It doesn’t take much to start a brush fire of expectation and hope. A little spark is all it takes, especially when a player such as Brandon Saad is from Pittsburgh and has talent. He must come home to the Pittsburgh Penguins. There’s no place like Pittsburgh. There’s no place like Pittsburgh. But if you click your heels three times, it’s still a business and the NHL rumor mill is often just that.
Sportsnet Elliotte Friedman gave some credence to the possibility that the Penguins and Pittsburgh native Saad could finally come together, 10 years after the Penguins passed on Saad with the 23rd overall pick in the 2011 NHL Draft. That year, the Penguins opted for Joe Morrow despite the thunderous cry from those paying attention who knew the Pine Richland kid was waiting by his phone.
Friedman predicted Saad to the Penguins–he didn’t report it–he predicted the Penguins as one of four teams on his 31 Thoughts blog on Sunday night. Because of Friedman’s clout and our respect for him, that means we can’t slam the door shut but don’t get your hopes up.
Multiple sources dismissed or downplayed it on Monday.
Saad didn’t fall to the Penguins in the 2011 second round (Scott Harrington got the Penguins’ phone call), and it’s highly unlikely he falls to the Pittsburgh Penguins now. At this point, I feel like I need to offer an apology for being the bearer of bad news. We’re well aware some blogs have run with the possibility, some published proposals and even salary figures as excited readers have sent them to us hoping to confirm.
First, players and teams cannot negotiate until Wednesday. Multiple sources related to this and other stories across the National Hockey Now network reiterated that to us on Monday.
Second, one well-placed source, who requested to remain off the record, severely dismissed the possibility of the Penguins signing Saad.

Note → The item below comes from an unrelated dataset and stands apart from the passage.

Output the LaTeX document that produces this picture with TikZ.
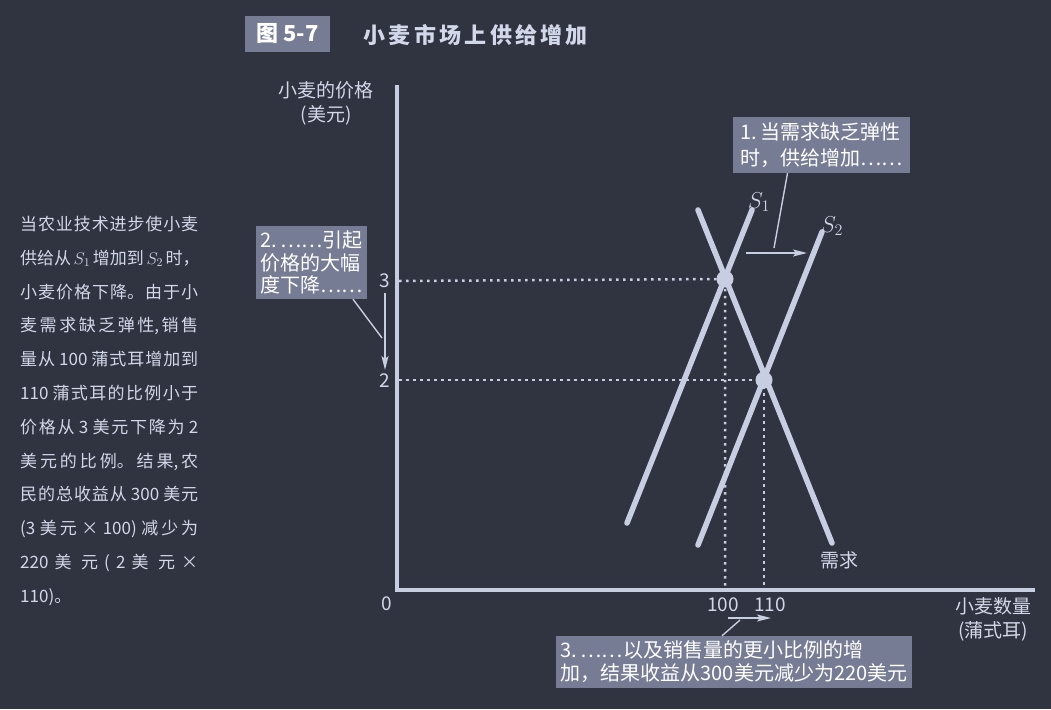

The source conceded the Penguins might check in to feel out the market. They may call Saad on Wednesday, but no one is expecting an offer or serious discussions.
The source flatly said if Saad isn’t from Pittsburgh, this conversation never happens.
Both the Penguins and Saad have every reason for a public bromance to drive his price up–because based on those multiple sources, the Penguins are not serious players. If the Penguins can make their competition pay more, that’s a small win for the team, too. So, we take the denials at full face value.
Pittsburgh Penguins Salary Cap
One of the people we talked to went directly to the Penguins salary cap space. According to PuckPedia.com, it’s around $7.4 million, assuming a small cushion for in-season call-ups. Perhaps Evgeni Malkin is placed on LTIR before the season, perhaps not. That’s up in the air, but Penguins GM Ron Hextall can’t spend that money just yet.
So, the Penguins have $7.4 million for a right-side defenseman and three bottom-six forwards, preferably at least one with some offensive chops to replace Jared McCann.
And a new contract for Zach Aston-Reese.
And upgrades for a lineup that fell short in the postseason.
Saad, 28, carried a $6 million AAV last season. He’s scored 20 or more goals in five of the last seven seasons and had a healthy 15 markers in 44 games last season.
Fast-forwarding to the climactic fight scene, Saad won’t come cheap.
The Penguins could become players, but they would also need to move significant salary. You’ve seen how difficult trades involving high-salaried players have been. You’ve seen Hextall’s cautious approach.
Can you envision Hextall spending 2022 high draft picks to move Jason Zucker or Marcus Pettersson to sign Brandon Saad?
It’s Saad but true. Based on multiple sources, don’t expect Saad to the Penguins.